* Aim *
Output nothing but the number of lines that include the word "this".

+++ Task inputs +++

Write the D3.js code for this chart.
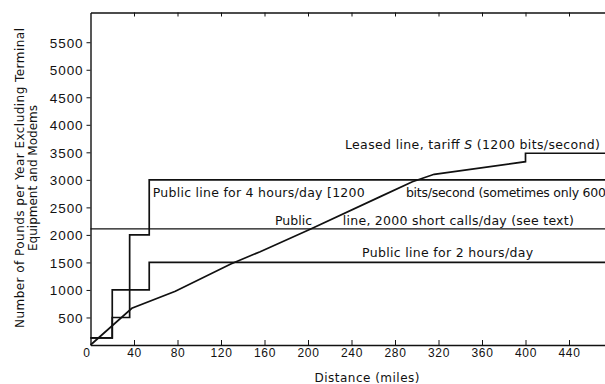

+++
+++ Task inputs +++

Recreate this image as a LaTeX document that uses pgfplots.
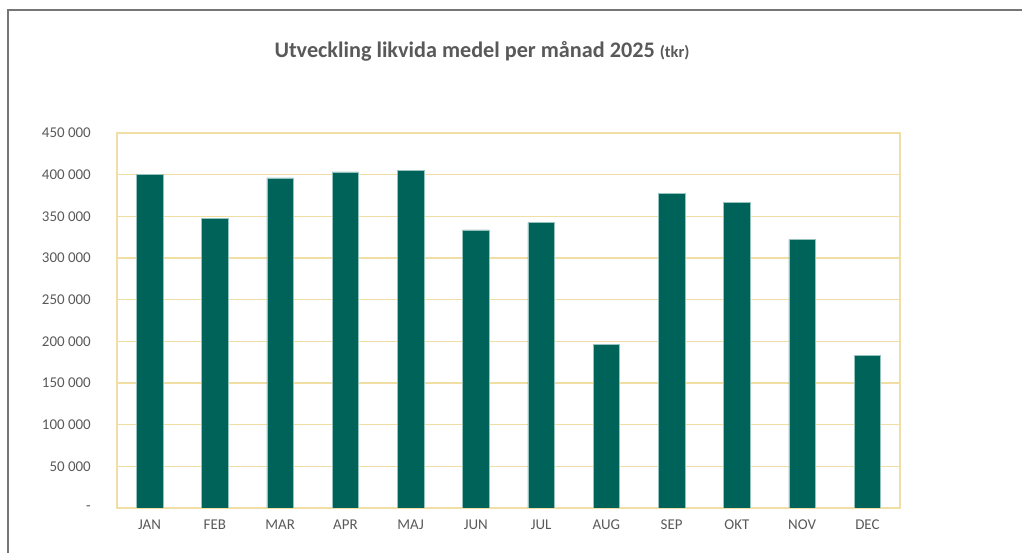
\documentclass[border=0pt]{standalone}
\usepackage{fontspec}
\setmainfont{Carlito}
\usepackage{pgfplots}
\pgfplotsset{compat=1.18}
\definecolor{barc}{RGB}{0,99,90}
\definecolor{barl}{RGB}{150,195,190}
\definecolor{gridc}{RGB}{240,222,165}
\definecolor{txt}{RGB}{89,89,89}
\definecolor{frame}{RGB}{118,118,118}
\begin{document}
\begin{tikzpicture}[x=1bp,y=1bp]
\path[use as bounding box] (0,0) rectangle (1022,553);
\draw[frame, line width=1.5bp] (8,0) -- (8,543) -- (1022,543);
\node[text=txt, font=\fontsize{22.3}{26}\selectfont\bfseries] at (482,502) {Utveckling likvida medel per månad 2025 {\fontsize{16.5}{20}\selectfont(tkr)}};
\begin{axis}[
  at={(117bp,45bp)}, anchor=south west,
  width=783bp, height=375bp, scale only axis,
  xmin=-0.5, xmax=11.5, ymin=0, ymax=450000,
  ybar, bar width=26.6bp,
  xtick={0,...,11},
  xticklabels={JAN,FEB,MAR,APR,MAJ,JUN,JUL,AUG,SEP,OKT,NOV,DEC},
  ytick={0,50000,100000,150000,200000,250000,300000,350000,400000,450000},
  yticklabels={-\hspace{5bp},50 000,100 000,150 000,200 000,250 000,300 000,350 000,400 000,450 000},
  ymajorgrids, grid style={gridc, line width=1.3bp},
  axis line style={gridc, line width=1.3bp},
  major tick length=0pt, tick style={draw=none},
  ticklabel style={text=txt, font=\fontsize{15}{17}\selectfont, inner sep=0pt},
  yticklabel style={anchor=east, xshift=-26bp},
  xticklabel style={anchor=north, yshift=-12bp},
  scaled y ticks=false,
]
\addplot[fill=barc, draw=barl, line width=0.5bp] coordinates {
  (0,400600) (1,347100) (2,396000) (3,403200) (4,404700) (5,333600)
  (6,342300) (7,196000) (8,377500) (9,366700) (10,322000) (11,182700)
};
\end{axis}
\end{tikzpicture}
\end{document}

+++

* Response to the task *
2